Homework 10

Due Date: Friday, May 6

Let \(C(T)\) be the set of all continuous, periodic functions \(\mathbb{R}\to\mathbb{R}\) with period \(2\pi\). The convolution of functions in \(C(T)\) is defined as in Homework 2.

Recall that a trigonometric polynomial is any polynomial function of \(\cos x\) and \(\sin x\). Equivalently, a trigonometric polynomial is any function that can be written as a finite Fourier sum: \[ f(x) \,=\, a + \sum_{k=1}^n \bigl(a_k \cos kx + b_k \sin kx\bigr). \] The goal of this assignment is to prove the following theorem.
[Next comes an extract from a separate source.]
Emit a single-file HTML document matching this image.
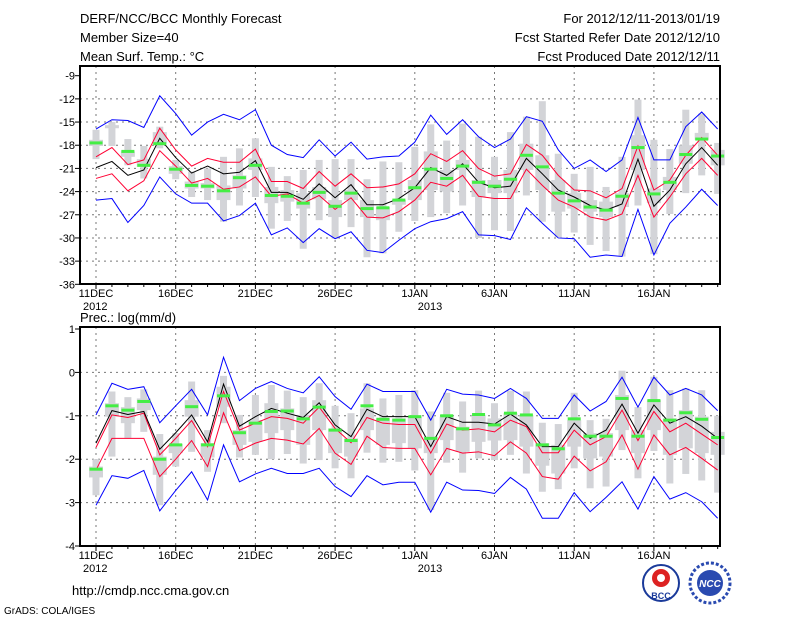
<!DOCTYPE html>
<html><head><meta charset="utf-8"><style>
body{margin:0;background:#fff}
svg{display:block;font-family:"Liberation Sans",sans-serif}
</style></head><body>
<svg id="c" width="800" height="618" viewBox="0 0 800 618" xmlns="http://www.w3.org/2000/svg">
<rect width="800" height="618" fill="#fff"/>
<g font-size="13" fill="#000">
<text x="80" y="23">DERF/NCC/BCC Monthly Forecast</text>
<text x="80" y="42">Member Size=40</text>
<text x="80" y="61">Mean Surf. Temp.: °C</text>
<text x="720" y="23" text-anchor="end">For 2012/12/11-2013/01/19</text>
<text x="720" y="42" text-anchor="end">Fcst Started Refer Date 2012/12/10</text>
<text x="720" y="61" text-anchor="end">Fcst Produced Date 2012/12/11</text>
<text x="80" y="322">Prec.: log(mm/d)</text>
<text x="72" y="595">http://cmdp.ncc.cma.gov.cn</text>
<text x="4" y="614" font-size="10">GrADS: COLA/IGES</text>
</g>
<g>
<circle cx="661" cy="583" r="18" fill="#fff" stroke="#1a3a9a" stroke-width="2"/>
<circle cx="661" cy="578" r="9" fill="#d22" />
<circle cx="661" cy="578" r="4" fill="#fff"/>
<text x="661" y="599" font-size="9" font-weight="bold" fill="#1a3a9a" text-anchor="middle">BCC</text>
</g>
<g>
<circle cx="710" cy="583" r="20" fill="#fff" stroke="#2a4ab0" stroke-width="3" stroke-dasharray="3 2"/>
<circle cx="710" cy="583" r="13" fill="#2a4ab0"/>
<text x="710" y="587" font-size="10" font-weight="bold" font-style="italic" fill="#fff" text-anchor="middle">NCC</text>
</g>
</svg>
<script>
const days = ["11DEC","16DEC","21DEC","26DEC","1JAN","6JAN","11JAN","16JAN"];
const tTicks = [-9,-12,-15,-18,-21,-24,-27,-30,-33,-36];
const pTicks = [1,0,-1,-2,-3,-4];
// Temperature
const tBlueHi=[-15.9,-14.7,-14.8,-15.7,-11.6,-13.9,-16.7,-15.0,-14.0,-14.7,-13.4,-18.0,-19.2,-19.6,-17.3,-19.4,-17.6,-19.8,-19.5,-19.4,-17.6,-14.1,-16.6,-14.7,-16.9,-18.3,-17.2,-14.3,-14.9,-18.6,-21.0,-19.9,-21.4,-19.9,-14.4,-19.9,-19.9,-15.6,-13.7,-15.9];
const tRedHi=[-19.5,-18.3,-20.5,-19.9,-15.8,-18.6,-20.7,-19.7,-20.2,-20.2,-18.5,-22.7,-22.7,-23.6,-21.4,-23.3,-21.7,-23.5,-23.4,-23.0,-21.7,-19.1,-20.1,-18.7,-21.0,-22.0,-21.7,-17.9,-19.3,-21.9,-23.8,-23.9,-24.8,-23.6,-18.1,-23.8,-22.5,-19.3,-17.0,-19.3];
const tMean=[-20.9,-20.1,-21.9,-21.2,-17.1,-19.6,-21.6,-20.7,-21.7,-21.5,-20.0,-24.1,-24.1,-25.0,-23.0,-24.8,-23.1,-25.7,-25.7,-24.9,-23.5,-20.9,-21.9,-20.4,-22.8,-23.5,-23.3,-19.7,-21.7,-23.8,-24.7,-25.8,-26.4,-25.6,-19.8,-25.9,-23.8,-20.4,-18.3,-20.6];
const tRedLo=[-22.3,-21.7,-23.9,-22.6,-18.7,-20.7,-22.9,-22.3,-23.7,-23.4,-22.1,-24.6,-24.3,-25.5,-24.5,-26.3,-24.8,-27.3,-27.4,-26.6,-25.1,-22.8,-23.3,-21.9,-24.6,-24.9,-24.9,-21.1,-23.2,-25.1,-26.0,-27.3,-27.7,-26.9,-21.9,-27.3,-24.7,-21.7,-19.7,-21.9];
const tBlueLo=[-25.1,-24.9,-28.0,-25.8,-22.1,-24.3,-25.5,-25.5,-27.8,-27.1,-25.5,-29.6,-28.7,-30.6,-28.8,-30.1,-29.2,-31.6,-31.9,-30.3,-28.8,-27.9,-27.5,-26.6,-29.6,-29.7,-30.2,-26.1,-28.1,-30.0,-30.1,-32.5,-32.2,-32.4,-26.3,-32.2,-28.1,-26.0,-23.7,-25.8];
const tObs=[-17.7,null,-18.8,-20.6,-17.8,-21.1,-23.2,-23.3,-23.9,-22.2,-20.6,-24.5,-24.6,-25.5,-24.1,-25.9,-24.2,-26.2,-26.1,-25.1,-23.5,-21.1,-22.3,-20.7,-22.8,-23.3,-22.4,-19.3,-20.8,-24.2,-25.2,-26.0,-26.4,-24.6,-18.3,-24.3,-22.8,-19.2,-17.2,-19.4];
const tWhHi=[-16.0,-15.0,-17.2,-18.1,-15.6,-19.9,-21.4,-21.0,-19.5,-18.4,-17.1,-20.8,-22.0,-21.2,-19.9,-19.8,-19.8,-22.4,-20.1,-20.2,-18.2,-15.3,-17.4,-15.2,-16.9,-19.5,-16.3,-14.3,-12.3,-19.1,-21.7,-20.8,-23.4,-19.5,-12.1,-17.3,-18.5,-13.4,-13.9,-17.7];
const tWhLo=[-19.8,-18.1,-20.6,-22.3,-18.4,-22.4,-24.7,-25.1,-27.9,-25.8,-24.7,-28.8,-27.8,-31.4,-27.7,-30.1,-28.6,-32.5,-32.0,-29.2,-27.8,-27.3,-26.8,-25.8,-30.0,-29.0,-29.1,-24.5,-27.9,-29.9,-29.3,-30.9,-31.7,-32.4,-25.8,-32.1,-26.9,-24.2,-21.9,-24.3];
const tBoxHi=[-17.3,-15.4,-18.8,-19.8,-16.3,-20.7,-22.7,-22.9,-23.2,-21.9,-19.7,-23.4,-23.8,-24.2,-23.4,-25.1,-23.8,-25.1,-26.0,-25.1,-22.5,-18.8,-21.2,-19.9,-22.5,-22.5,-21.2,-17.8,-19.3,-22.5,-24.2,-25.1,-25.3,-24.2,-16.7,-23.6,-22.1,-18.0,-16.4,-18.6];
const tBoxLo=[-18.1,-15.8,-19.5,-20.8,-17.8,-21.7,-23.6,-23.6,-25.1,-23.6,-21.2,-25.5,-25.3,-26.2,-25.0,-27.3,-25.1,-27.3,-27.7,-25.7,-25.1,-23.8,-24.0,-21.2,-24.7,-24.2,-24.2,-21.2,-23.8,-26.6,-26.2,-26.6,-27.3,-26.0,-21.2,-25.5,-23.8,-20.4,-17.3,-20.6];
// Precipitation
const pBlueHi=[-0.98,-0.25,-0.39,-0.33,-1.16,-0.77,-0.39,-0.98,0.35,-0.65,-0.37,-0.21,-0.37,-0.47,-0.10,-0.56,-0.85,-0.27,-0.44,-0.44,-0.44,-1.10,-0.39,-0.50,-0.52,-0.60,-0.37,-0.60,-1.06,-1.06,-0.52,-0.89,-0.67,-0.11,-0.80,-0.11,-0.52,-0.37,-0.52,-0.88];
const pRedHi=[-1.73,-0.98,-1.04,-0.94,-1.90,-1.52,-1.11,-1.71,-0.44,-1.33,-1.17,-1.02,-1.06,-1.17,-0.80,-1.29,-1.62,-1.04,-1.17,-1.20,-1.20,-1.86,-1.19,-1.33,-1.30,-1.37,-1.10,-1.25,-1.85,-1.85,-1.33,-1.67,-1.48,-0.87,-1.57,-0.90,-1.37,-1.17,-1.42,-1.67];
const pMean=[-1.63,-0.88,-0.97,-0.90,-1.77,-1.39,-0.98,-1.60,-0.27,-1.24,-1.02,-0.83,-0.94,-1.04,-0.70,-1.21,-1.48,-0.85,-1.02,-1.02,-1.02,-1.71,-1.02,-1.15,-1.15,-1.19,-0.96,-1.21,-1.71,-1.71,-1.17,-1.52,-1.33,-0.73,-1.40,-0.75,-1.17,-1.02,-1.24,-1.52];
const pRedLo=[-2.25,-1.52,-1.52,-1.52,-2.40,-2.00,-1.57,-2.17,-0.93,-1.80,-1.63,-1.52,-1.56,-1.65,-1.29,-1.86,-2.12,-1.47,-1.73,-1.75,-1.75,-2.36,-1.75,-1.86,-1.83,-1.92,-1.60,-1.86,-2.40,-2.46,-1.93,-2.27,-2.06,-1.44,-2.23,-1.44,-1.90,-1.73,-1.98,-2.25];
const pBlueLo=[-3.06,-2.38,-2.44,-2.26,-3.19,-2.72,-2.29,-2.94,-1.67,-2.52,-2.34,-2.21,-2.33,-2.33,-2.21,-2.63,-2.86,-2.38,-2.59,-2.53,-2.53,-3.22,-2.53,-2.71,-2.72,-2.79,-2.42,-2.69,-3.36,-3.36,-2.77,-3.21,-2.88,-2.52,-3.15,-2.40,-2.92,-2.77,-2.98,-3.36];
const pObs=[-2.23,-0.77,-0.87,-0.67,-2.00,-1.67,-0.79,-1.67,-0.54,-1.39,-1.17,-0.90,-0.89,-1.07,-0.80,-1.33,-1.57,-0.77,-1.08,-1.10,-1.02,-1.52,-1.00,-1.30,-0.97,-1.21,-0.94,-0.98,-1.67,-1.76,-1.07,-1.47,-1.47,-0.60,-1.47,-0.65,-1.10,-0.93,-1.08,-1.50];
const pWhHi=[-2.00,-0.44,-0.57,-0.39,-1.42,-1.40,-0.21,-1.33,-0.08,-0.98,-0.52,-0.29,-0.42,-0.57,-0.25,-0.77,-0.94,-0.25,-0.60,-0.52,-0.41,-0.90,-0.47,-0.67,-0.42,-0.71,-0.42,-0.44,-1.16,-1.19,-0.47,-1.10,-1.07,0.04,-0.80,-0.10,-0.41,-0.37,-0.41,-1.00];
const pWhLo=[-2.83,-1.94,-1.52,-1.37,-3.06,-2.17,-1.83,-2.29,-1.17,-1.96,-1.90,-2.00,-1.88,-2.10,-2.02,-2.21,-2.44,-1.85,-2.08,-2.06,-2.26,-3.17,-2.08,-2.31,-1.98,-2.02,-1.90,-2.33,-2.75,-2.69,-2.21,-2.67,-2.63,-1.79,-2.44,-1.81,-2.56,-2.34,-2.49,-2.77];
const pBoxHi=[-2.17,-0.71,-0.80,-0.60,-1.94,-1.65,-0.64,-1.63,-0.33,-1.33,-1.10,-0.71,-0.83,-0.98,-0.64,-1.29,-1.52,-0.83,-1.06,-1.06,-1.02,-1.48,-1.02,-1.25,-0.98,-1.06,-0.94,-0.98,-1.63,-1.67,-1.10,-1.40,-1.40,-0.52,-1.33,-0.64,-1.06,-0.87,-1.02,-1.37];
const pBoxLo=[-2.42,-1.02,-1.17,-0.87,-2.36,-1.86,-1.02,-1.96,-0.79,-1.67,-1.60,-1.40,-1.33,-1.67,-1.33,-1.86,-1.94,-1.33,-1.67,-1.63,-1.75,-1.86,-1.56,-1.83,-1.60,-1.57,-1.56,-1.71,-2.15,-2.33,-1.71,-1.98,-1.94,-1.33,-1.86,-1.33,-1.90,-1.75,-1.86,-1.90];

const svg=document.getElementById('c');
const NS='http://www.w3.org/2000/svg';
const X0=80,X1=720,DX0=96,DSTEP=15.94;
function xs(i){return DX0+i*DSTEP;}
function mk(tag,attrs,parent){const e=document.createElementNS(NS,tag);for(const k in attrs)e.setAttribute(k,attrs[k]);(parent||svg).appendChild(e);return e;}

function panel(name,top,bottom,vRefTop,yRefTop,pxPerUnit,ticks,S){
  const ys=v=>yRefTop+(vRefTop-v)*pxPerUnit;
  const g=mk('g',{});
  
  
  // grid
  ticks.forEach((t,k)=>{if(k>0&&k<ticks.length-1){const l=mk('line',{x1:X0,x2:X1,y1:ys(t),y2:ys(t),stroke:'#777','stroke-dasharray':'2 4','stroke-width':1},g);
    }});
  days.forEach((d,k)=>{const x=xs(k*5);const l=mk('line',{x1:x,x2:x,y1:top,y2:bottom,stroke:'#777','stroke-dasharray':'2 4','stroke-width':1},g);
    });
  // bars
  for(let i=0;i<40;i++){
    const x=xs(i);
    const w=mk('rect',{x:x-3.5,y:ys(S.wh[i]),width:7,height:ys(S.wl[i])-ys(S.wh[i]),fill:'#d3d4d8'},g);
    
    const b=mk('rect',{x:x-7,y:ys(S.bh[i]),width:14,height:ys(S.bl[i])-ys(S.bh[i]),fill:'#d3d4d8'},g);
    
  }
  const lines=[[S.bhi,'#0000ff','blue-upper'],[S.rhi,'#ff0033','red-upper'],[S.mean,'#000','ensemble-mean'],[S.rlo,'#ff0033','red-lower'],[S.blo,'#0000ff','blue-lower']];
  lines.forEach(([arr,col,nm])=>{
    const p=mk('polyline',{points:arr.map((v,i)=>xs(i)+','+ys(v)).join(' '),fill:'none',stroke:col,'stroke-width':1},g);
    
  });
  S.obs.forEach((v,i)=>{if(v===null)return;
    const r=mk('rect',{x:xs(i)-6.5,y:ys(v)-1.5,width:13,height:3,fill:'#44ee44'},g);
    });
  // frame
  const f=mk('rect',{x:X0,y:top,width:X1-X0,height:bottom-top,fill:'none',stroke:'#000','stroke-width':2},g);
  
  ticks.forEach(t=>{
    mk('line',{x1:X0-5,x2:X0,y1:ys(t),y2:ys(t),stroke:'#000','stroke-width':1},g);
    const tx=mk('text',{x:X0-5,y:ys(t)+4,'text-anchor':'end','font-size':11},g);
    tx.textContent=String(t).replace('-','−').replace('−','-');
    
  });
  for(let i=0;i<40;i++){mk('line',{x1:xs(i),x2:xs(i),y1:bottom,y2:bottom+(i%5===0?5:3),stroke:'#000','stroke-width':1},g);}
  days.forEach((d,k)=>{
    const tx=mk('text',{x:xs(k*5),y:bottom+13,'text-anchor':'middle','font-size':11},g);
    tx.textContent=d;
    
  });
  [[0,'2012'],[21,'2013']].forEach(([i,yr])=>{
    const tx=mk('text',{x:xs(i)-13,y:bottom+26,'font-size':11},g);
    tx.textContent=yr;
    
  });
}
panel('temperature',66,284,-9,75.7,7.726,tTicks,{wh:tWhHi,wl:tWhLo,bh:tBoxHi,bl:tBoxLo,bhi:tBlueHi,rhi:tRedHi,mean:tMean,rlo:tRedLo,blo:tBlueLo,obs:tObs});
panel('precipitation',327,546,1,329,43.4,pTicks,{wh:pWhHi,wl:pWhLo,bh:pBoxHi,bl:pBoxLo,bhi:pBlueHi,rhi:pRedHi,mean:pMean,rlo:pRedLo,blo:pBlueLo,obs:pObs});
</script>
</body></html>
Theorem. Every function in \(C(T)\) is a uniform limit of trigonometric polynomials.

1. Prove that if \(f\in C(T)\) is a trigonometric polynomial and \(g\in C(T)\), then \(f*g\) is a trigonometric polynomial.
2. Let \(f \in C(T)\), and let \(\{g_n\}\) be a sequence in \(C(T)\) that satisfies the following conditions:
   • \(g_n \geq 0\) and \(\displaystyle\frac{1}{2\pi}\int_{-\pi}^{\pi} g_n(t)\,dt = 1\) for all \(n\).
   • For each \(\epsilon>0\), the sequence \(\{g_n\}\) converges to \(0\) uniformly on \([-\pi,-\epsilon]\cup [\epsilon,\pi]\).
   Prove that \(f*g_n \to f\) uniformly on \(\mathbb{R}\).
3. Prove that there exists a constant \(C>0\) so that \[ \int_{-\pi}^{\pi} \biggl(\frac{1 + \cos x}{2}\biggr)^{\!\!n}dx \,>\, \frac{C}{n} \] for all \(n\in\mathbb{N}\).
4. Use the sequence \[ g_n(x) \,=\, \frac{1}{c_n}\biggl(\frac{1+\cos x}{2}\biggr)^{\!\!n}\quad\text{where}\quad c_n = \frac{1}{2\pi}\int_{-\pi}^{\pi} \biggl(\frac{1+\cos x}{2}\biggr)^{\!\!n} dx \] to prove the given theorem.